- SET EXERCISE -
Take every line where the string "chart" appears and copy it.

- RAW DATA -
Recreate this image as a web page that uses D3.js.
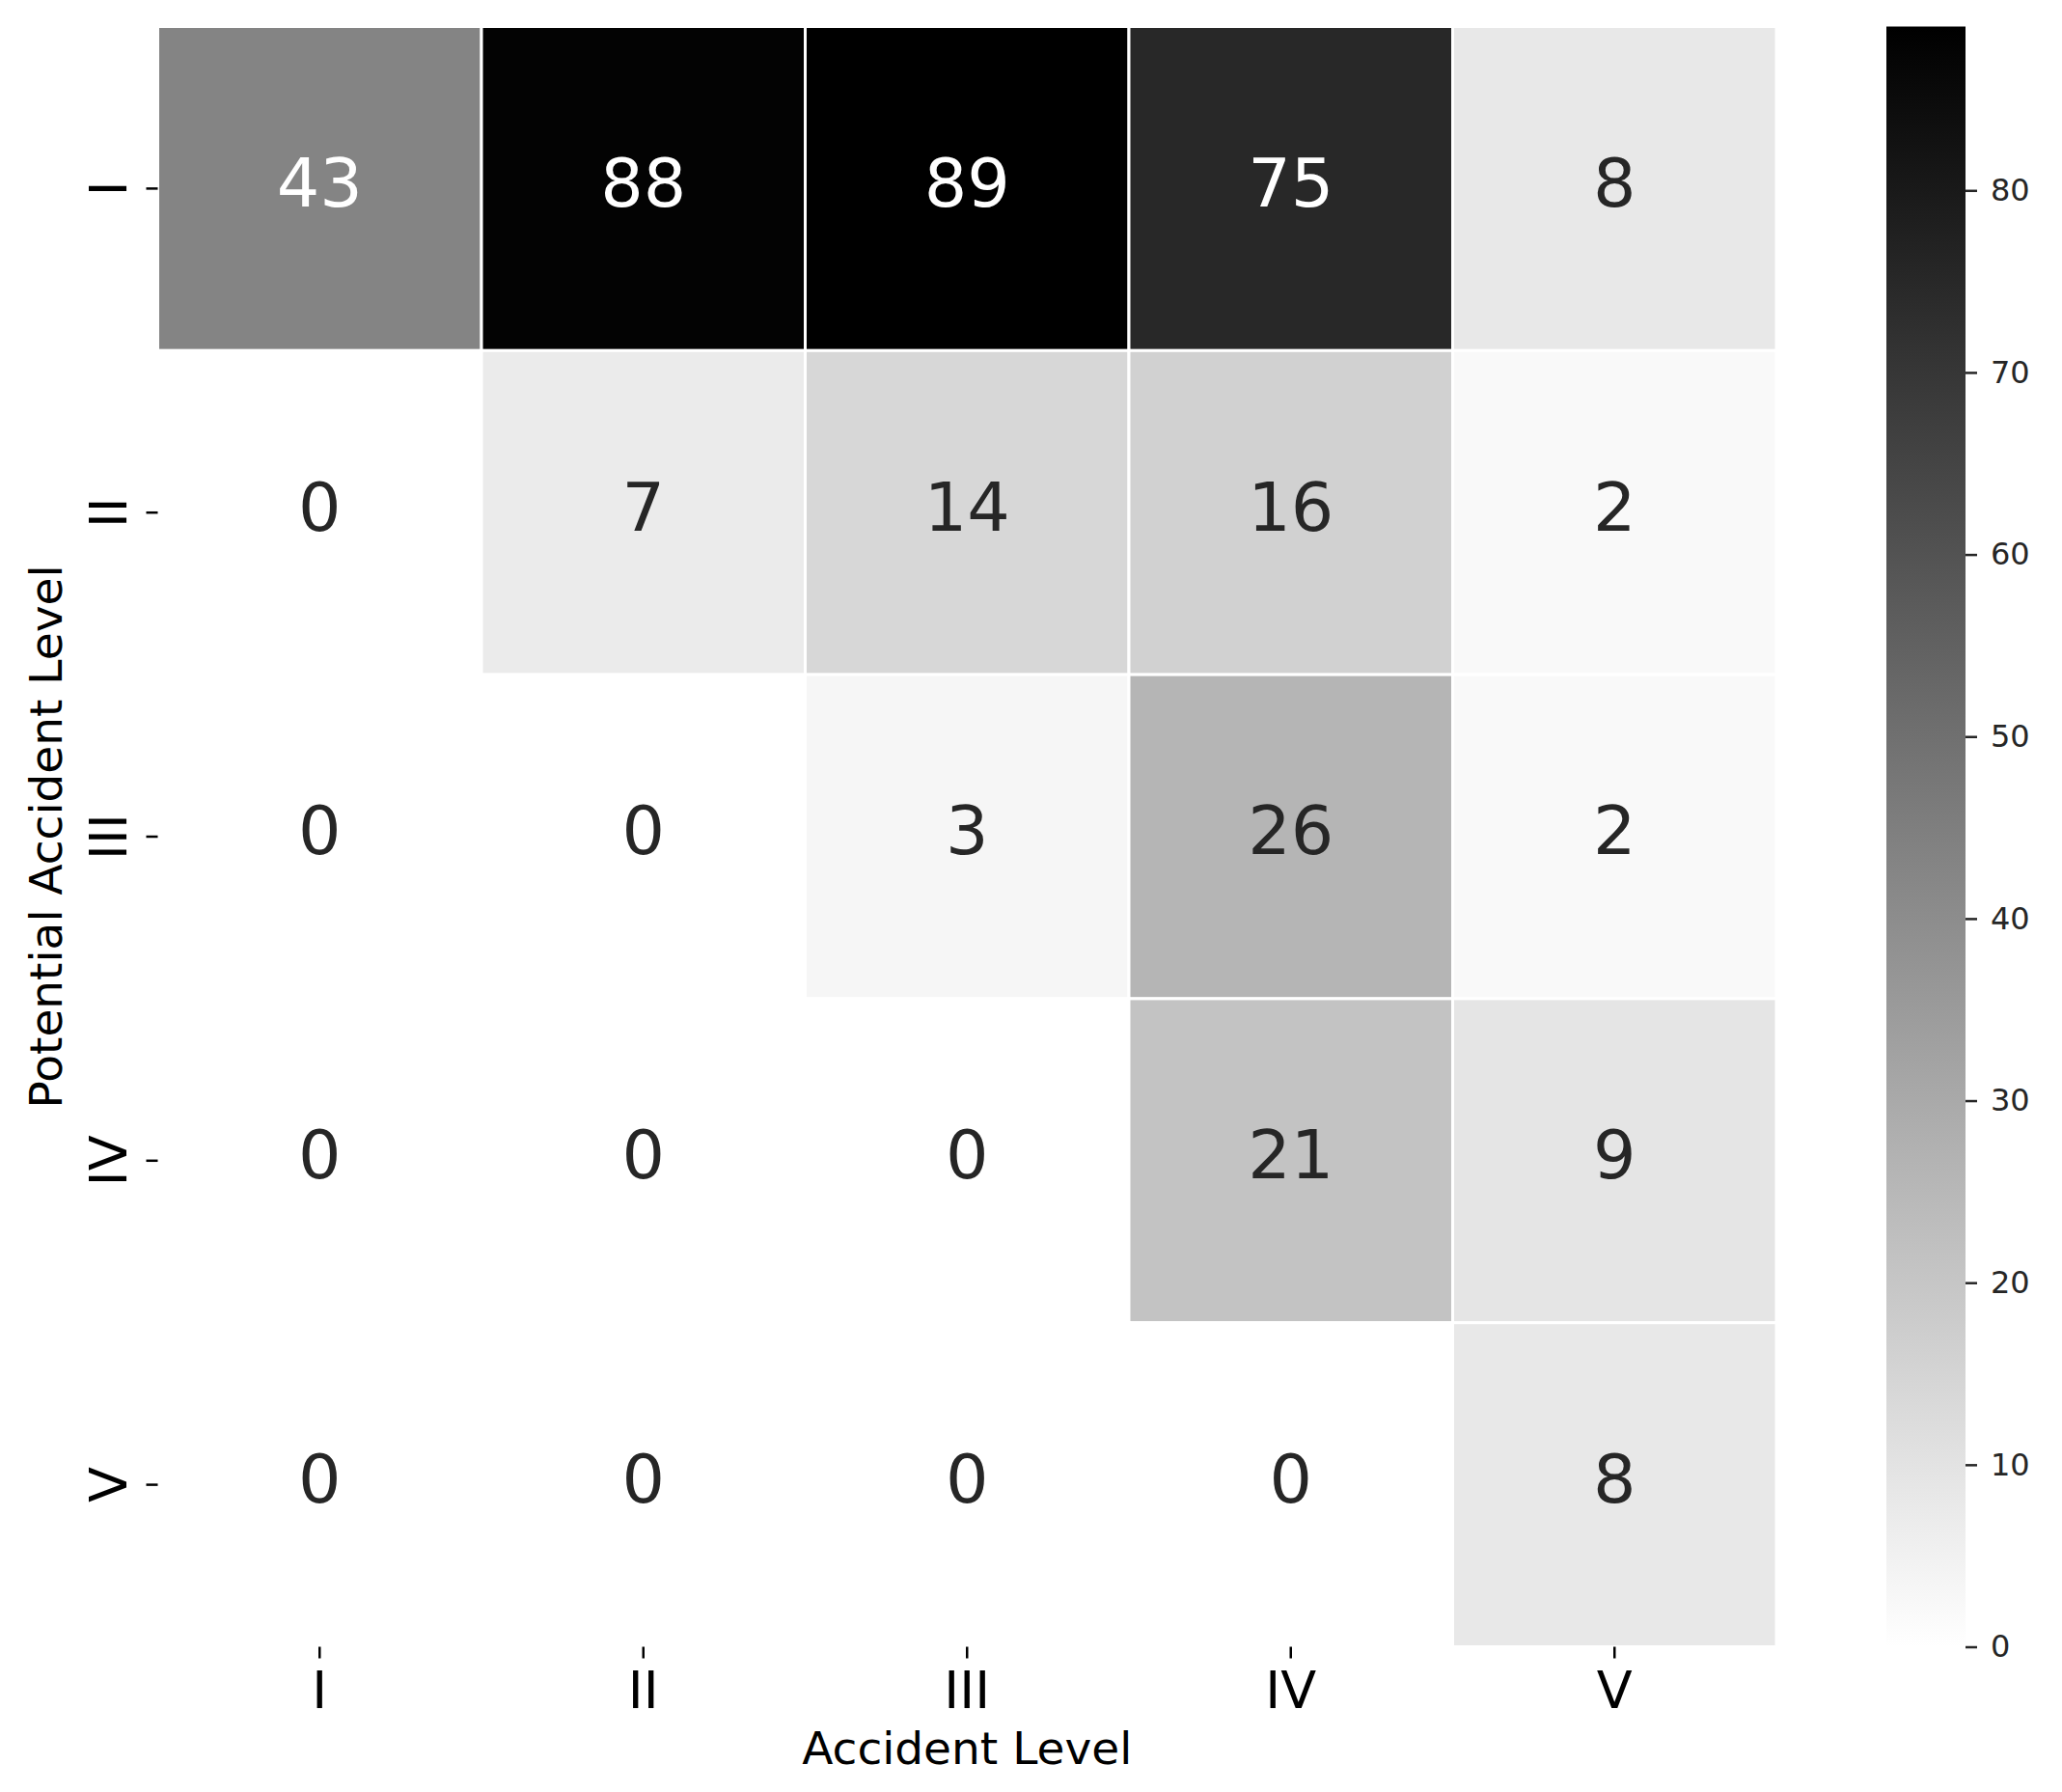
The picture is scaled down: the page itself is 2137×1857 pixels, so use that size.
<!DOCTYPE html>
<html>
<head>
<meta charset="utf-8">
<script src="https://cdn.jsdelivr.net/npm/d3@7"></script>
<style>
  body { margin: 0; background: #fff; }
  text { font-family: "DejaVu Sans", sans-serif; }
</style>
</head>
<body>
<div id="chart"></div>
<script>
// level names (same for both axes)
const accidentLevels = ["I", "II", "III", "IV", "V"];
const potentialLevels = ["I", "II", "III", "IV", "V"];

// counts: one array per potential accident level (row), columns = accident level
const rowI = [43, 88, 89, 75, 8];
const rowII = [0, 7, 14, 16, 2];
const rowIII = [0, 0, 3, 26, 2];
const rowIV = [0, 0, 0, 21, 9];
const rowV = [0, 0, 0, 0, 8];
const counts = [rowI, rowII, rowIII, rowIV, rowV];

const colorbarTicks = [0, 10, 20, 30, 40, 50, 60, 70, 80];

// page size
const W = 2137, H = 1857;
// heatmap area
const hm = { left: 163.5, right: 1841, top: 27.5, bottom: 1706.5 };
// colorbar area
const cb = { left: 1955, right: 2037 };

const svg = d3.select("#chart")
  .append("svg")
  .attr("width", W)
  .attr("height", H)
  .style("background", "#fff");

const vmax = d3.max(counts.flat());

// linear white -> black
const color = d3.scaleLinear()
  .domain([0, vmax])
  .range(["#ffffff", "#000000"])
  .interpolate(d3.interpolateRgb);

const x = d3.scaleBand()
  .domain(accidentLevels)
  .range([hm.left, hm.right]);

const y = d3.scaleBand()
  .domain(potentialLevels)
  .range([hm.top, hm.bottom]);

// flatten for drawing
const cells = [];
counts.forEach((row, i) => {
  row.forEach((v, j) => {
    cells.push({ row: potentialLevels[i], col: accidentLevels[j], value: v });
  });
});

// relative luminance like seaborn does it, to pick label colour
const luminance = (c) => {
  const rgb = d3.rgb(c);
  const lin = [rgb.r, rgb.g, rgb.b].map((v) => {
    v = v / 255;
    return v <= 0.03928 ? v / 12.92 : Math.pow((v + 0.055) / 1.055, 2.4);
  });
  return 0.2126 * lin[0] + 0.7152 * lin[1] + 0.0722 * lin[2];
};

// cells
svg.append("g")
  .selectAll("rect")
  .data(cells)
  .join("rect")
  .attr("x", (d) => x(d.col))
  .attr("y", (d) => y(d.row))
  .attr("width", x.bandwidth())
  .attr("height", y.bandwidth())
  .attr("fill", (d) => color(d.value))
  .attr("stroke", "#ffffff")
  .attr("stroke-width", 3);

// annotations
const annotSize = 70;
svg.append("g")
  .selectAll("text")
  .data(cells)
  .join("text")
  .attr("x", (d) => x(d.col) + x.bandwidth() / 2)
  .attr("y", (d) => y(d.row) + y.bandwidth() / 2 + 0.364 * annotSize - 7)
  .attr("text-anchor", "middle")
  .style("font-size", annotSize + "px")
  .attr("fill", (d) => (luminance(color(d.value)) < 0.408 ? "#ffffff" : "#262626"))
  .text((d) => d.value);

// x axis
const xAxis = svg.append("g")
  .attr("transform", `translate(0, ${hm.bottom})`)
  .call(d3.axisBottom(x).tickSize(12).tickPadding(10));
xAxis.select(".domain").remove();
xAxis.selectAll(".tick line").attr("stroke", "#000").attr("stroke-width", 2.5);
xAxis.selectAll(".tick text")
  .attr("dy", null)
  .attr("y", 63.5)
  .style("font-size", "54px")
  .attr("fill", "#000");

// y axis (labels rotated)
const yAxis = svg.append("g")
  .attr("transform", `translate(${hm.left}, 0)`)
  .call(d3.axisLeft(y).tickSize(12));
yAxis.select(".domain").remove();
yAxis.selectAll(".tick line").attr("stroke", "#000").attr("stroke-width", 2.5);
yAxis.selectAll(".tick text")
  .attr("x", null)
  .attr("dy", null)
  .attr("text-anchor", "middle")
  .attr("transform", "translate(-33, 0) rotate(-90)")
  .style("font-size", "54px")
  .attr("fill", "#000");

// axis titles
svg.append("text")
  .attr("x", (hm.left + hm.right) / 2)
  .attr("y", 1828)
  .attr("text-anchor", "middle")
  .style("font-size", "47px")
  .attr("fill", "#000")
  .text("Accident Level");

svg.append("text")
  .attr("transform", `translate(64, ${(hm.top + hm.bottom) / 2}) rotate(-90)`)
  .attr("text-anchor", "middle")
  .style("font-size", "47px")
  .attr("fill", "#000")
  .text("Potential Accident Level");

// colorbar
const cbScale = d3.scaleLinear()
  .domain([0, vmax])
  .range([hm.bottom, hm.top]);

const defs = svg.append("defs");
const grad = defs.append("linearGradient")
  .attr("id", "cbGrad")
  .attr("x1", 0).attr("y1", 1)
  .attr("x2", 0).attr("y2", 0);
d3.range(0, 1.0001, 0.1).forEach((t) => {
  grad.append("stop")
    .attr("offset", t)
    .attr("stop-color", color(t * vmax));
});

svg.append("rect")
  .attr("x", cb.left)
  .attr("y", cbScale(vmax))
  .attr("width", cb.right - cb.left)
  .attr("height", cbScale(0) - cbScale(vmax))
  .attr("fill", "url(#cbGrad)");

const cbAxis = svg.append("g")
  .attr("transform", `translate(${cb.right}, 0)`)
  .call(d3.axisRight(cbScale).tickValues(colorbarTicks).tickSize(12).tickPadding(14));
cbAxis.select(".domain").remove();
cbAxis.selectAll(".tick line").attr("stroke", "#262626").attr("stroke-width", 2.5);
cbAxis.selectAll(".tick text")
  .style("font-size", "32px")
  .attr("fill", "#262626");
</script>
</body>
</html>
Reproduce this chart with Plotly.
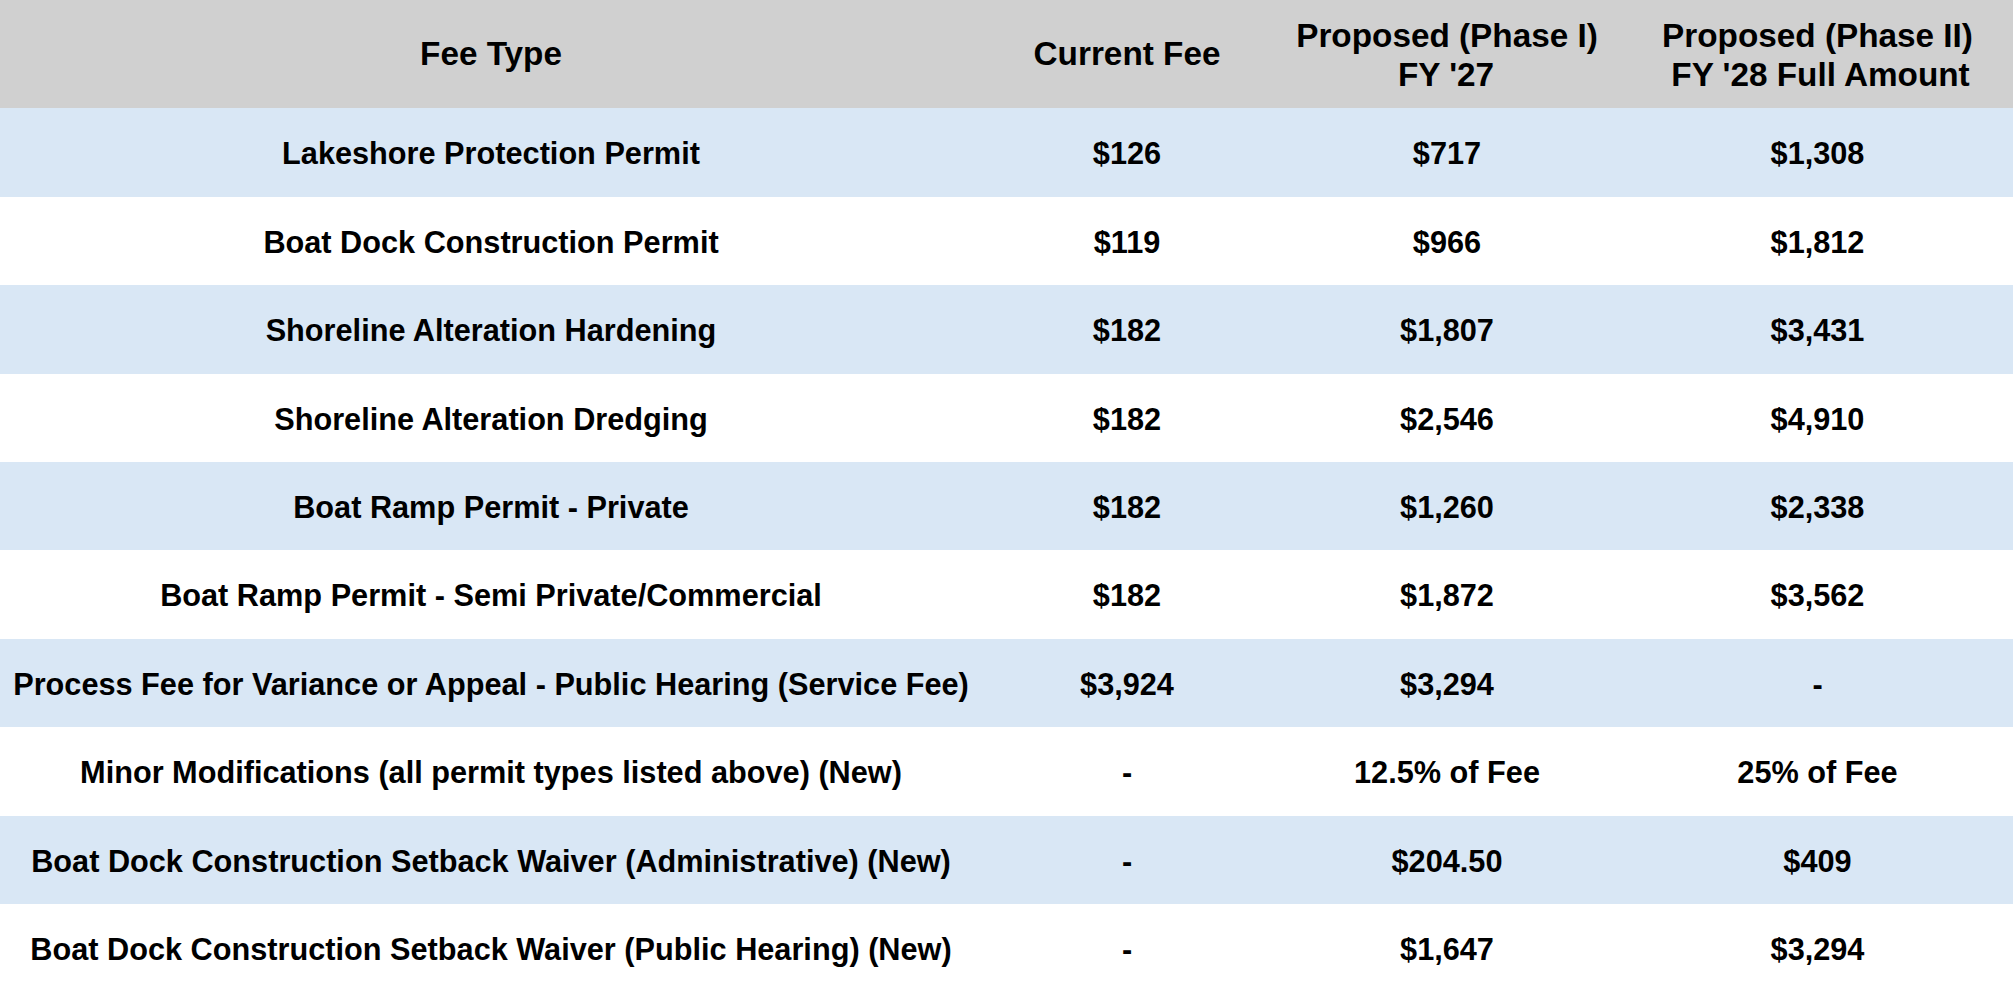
import plotly.graph_objects as go

# table data
fee_types = [
    'Lakeshore Protection Permit',
    'Boat Dock Construction Permit',
    'Shoreline Alteration Hardening',
    'Shoreline Alteration Dredging',
    'Boat Ramp Permit - Private',
    'Boat Ramp Permit - Semi Private/Commercial',
    'Process Fee for Variance or Appeal - Public Hearing (Service Fee)',
    'Minor Modifications (all permit types listed above) (New)',
    'Boat Dock Construction Setback Waiver (Administrative) (New)',
    'Boat Dock Construction Setback Waiver (Public Hearing) (New)',
]
current_fee = ['$126', '$119', '$182', '$182', '$182', '$182', '$3,924', '-', '-', '-']
phase1_fy27 = ['$717', '$966', '$1,807', '$2,546', '$1,260', '$1,872', '$3,294',
               '12.5% of Fee', '$204.50', '$1,647']
phase2_fy28 = ['$1,308', '$1,812', '$3,431', '$4,910', '$2,338', '$3,562', '-',
               '25% of Fee', '$409', '$3,294']
header_lines = [['Fee Type'], ['Current Fee'],
                ['Proposed (Phase I)', "FY '27"],
                ['Proposed (Phase II)', "FY '28 Full Amount"]]
# nbsp padding so the 2nd header line sits centred (plotly left-aligns lines)
header_pad = [[0], [0], [0, 11], [0, 1]]

HEAD_PX = 33.3
BODY_PX = 30.7
NBSP = '\u00a0'


# plotly tables have no vertical align: start each cell with a 1px blank line,
# the gap to the real text is 1.3em of the cell font size
def span(txt, px):
    return '<span style="font-size:%spx">%s</span>' % (px, txt)


SPACER = span(NBSP, 1) + '<br>'


def body_cell(txt):
    return SPACER + span(txt, BODY_PX)


def head_cell(lines, pads):
    return SPACER + '<br>'.join(span(NBSP * p + t, HEAD_PX) for t, p in zip(lines, pads))


headers = [head_cell(l, p) for l, p in zip(header_lines, header_pad)]
columns = [fee_types, current_fee, phase1_fy27, phase2_fy28]
cell_values = [[body_cell(v) for v in col] for col in columns]

# alternating row colours
row_fill = ['#d9e7f5' if i % 2 == 0 else 'white' for i in range(len(fee_types))]

fig = go.Figure(go.Table(
    columnwidth=[982, 290, 350, 391],
    header=dict(values=headers,
                fill_color='#d0d0d0',
                line=dict(width=0, color='#d0d0d0'),
                align='center',
                height=108.3,
                font=dict(family='Liberation Sans, Arial', size=[43.4, 43.4, 29.5, 29.5],
                          color='black', weight='bold')),
    cells=dict(values=cell_values,
               fill_color=[row_fill] * 4,
               line=dict(width=0, color='white'),
               align='center',
               height=88.4,
               font=dict(family='Liberation Sans, Arial', size=36.2, color='black', weight='bold')),
    domain=dict(x=[0, 1], y=[0, 1]),
))

fig.update_layout(width=2013, height=999, margin=dict(l=0, r=0, t=0, b=0),
                  paper_bgcolor='white')
fig.write_html('out.html', config={'displayModeBar': False},
               post_script="document.body.style.margin='0';")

- WORKED ANSWER -
<div id="chart"></div>
const svg = d3.select("#chart")
Reproduce this chart with Plotly.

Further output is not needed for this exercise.